Pennsboro was founded in the 1880s, and named after William Penn, a Dade County pioneer.[3] A post office was established at Pennsboro in 1895, and remained in operation until 1931.[4]
Pennsboro was a station on the Greenfield & Northern Railroad from the time it was constructed in the early 1890s until the line was abandoned by the St. Louis-San Francisco Railroad in the mid-1930s.[5] Just prior to the abandonment, the depot was loaded in one piece onto a flat car at Pennsboro and transported down the line to Mt. Vernon, where it was replaced that community's depot that had recently been destroyed by fire.[6]
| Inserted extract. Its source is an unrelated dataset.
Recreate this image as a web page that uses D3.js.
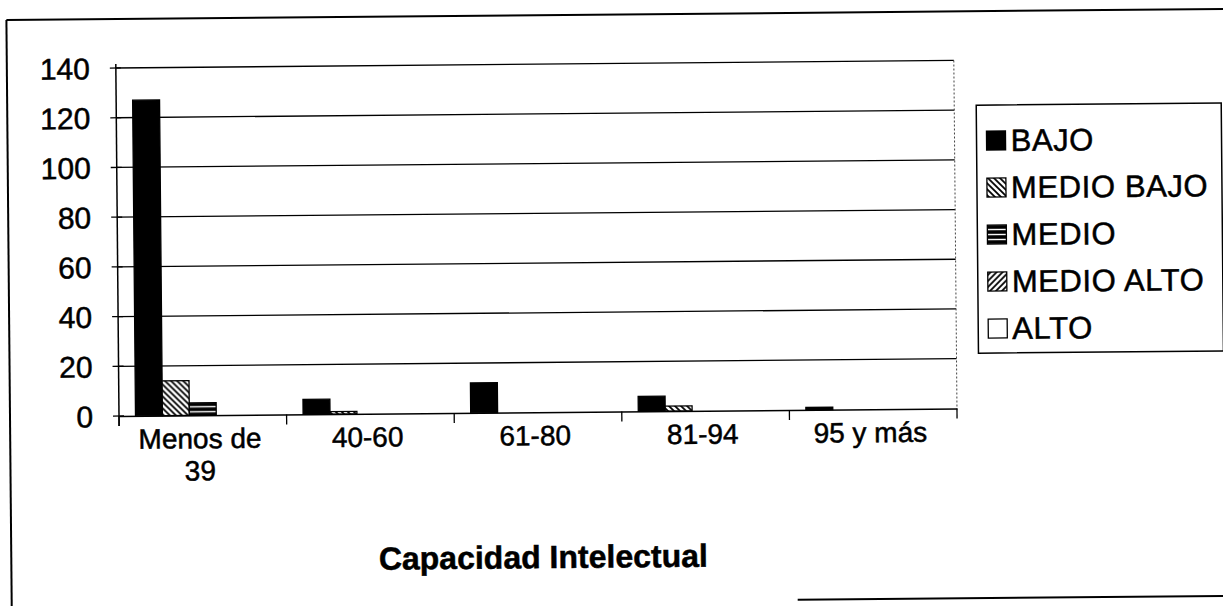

Pennsboro was also home to one of the early rural consolidated school districts in Missouri, when four one-room common school districts agreed to combine circa 1917 to form the "Dade County Consolidated School District No. 3 of Pennsboro," or Pennsboro C-3 for short. However, the one-room rural schools themselves were not consolidated until the mid-1930s; the state board of education excoriated the Pennsboro C-3 district in its 1932 annual report for maintaining what they termed the four inefficient one-room schools rather than consolidating students at a central point and allowing teachers to teach fewer grades. (Missouri Annual Report of Public Schools, 1932, pp. 391–404) The still standing brick structure was constructed when the one-room schools were finally consolidated, and remained in use as a school until the district consolidated with the Greenfield R-IV School District in the 1950s.[7]
Today
Pennsboro today is home to the Pennsboro Christian Church and a large cemetery, as well as several residences. The community's former two-room brick school building is still standing and in use as a community center.[8]